Parenting and homeschooling have been particularly hard of late. We've traveled a lot and our Nut is getting old enough to really deal with some older kid attitudes and feelings. Wild Thing is the most exploring and obstinate child I know, which makes for lots of redirection and discipline all while trying to work and teach. School has been a grind this year. While chasing Wild Thing around the house, I've been doing my very best not to scream and run away crying (even while I explain to Nut that this is not an appropriate life response to school lessons) while we together try to navigate some of his particular challenges.
Today has been so hard and it is only a little over half way over. It hasn't felt like a victory at all. Every spelling word and math problem felt like a battle that was technically a win, but experientially damaging. Every attitude of resistance and defiance draining sanity and feelings of competency and patience. I'm really tempted to write today (heck, this week) off as a loss, a monument of inadequacy, but I'm not going to.
After lunch today Wild Thing was napping and Nut was in the backyard serving a debt of disrespect and I sat inside finding shelter in the silence. I felt so tired. I declared how hard today has been and acknowledged how many times I wanted to throw in the towel. My thoughts edged toward feelings of defeat but...
I didn't throw in the towel. Victory. I only yelled a little bit. Victory. I often chose calm and teaching words. Victory. I did my best to practice life and parenting choices that we are being coached in. Victory. I chose (mostly) not to mentally be somewhere else and be present in the thick of it. Victory. I acknowledged that I wasn't going to get the things done today that I had hoped and experienced the frustration but (mostly) didn't let it overpower my approach to parenting and teaching. Victory. I fought for a heart of peace today. Victory.
When I went outside to release him from his duties, Nut Nut handed me a fistful of love in the language of little boys, an assortment of tiny, pretty things picked carefully from among the weeds.

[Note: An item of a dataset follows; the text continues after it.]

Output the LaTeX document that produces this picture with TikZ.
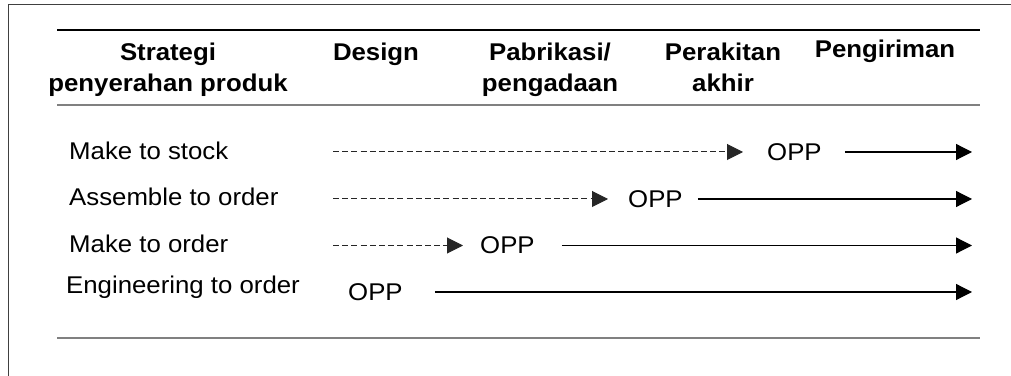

I filled my little vase, given from another boy-mom for just these occasions, took a moment to take it in, and then we sat back down at the table to finish school.
I am thankful for the days when the Lord lets me see victory more like a bouquet of pretty weeds and an unspoken commitment from the ones you love to imperfectly keep doing hard things together and less like an epic, conquering thrill. It makes more of life feel possible and Christ's grace on my everyday life so much sweeter.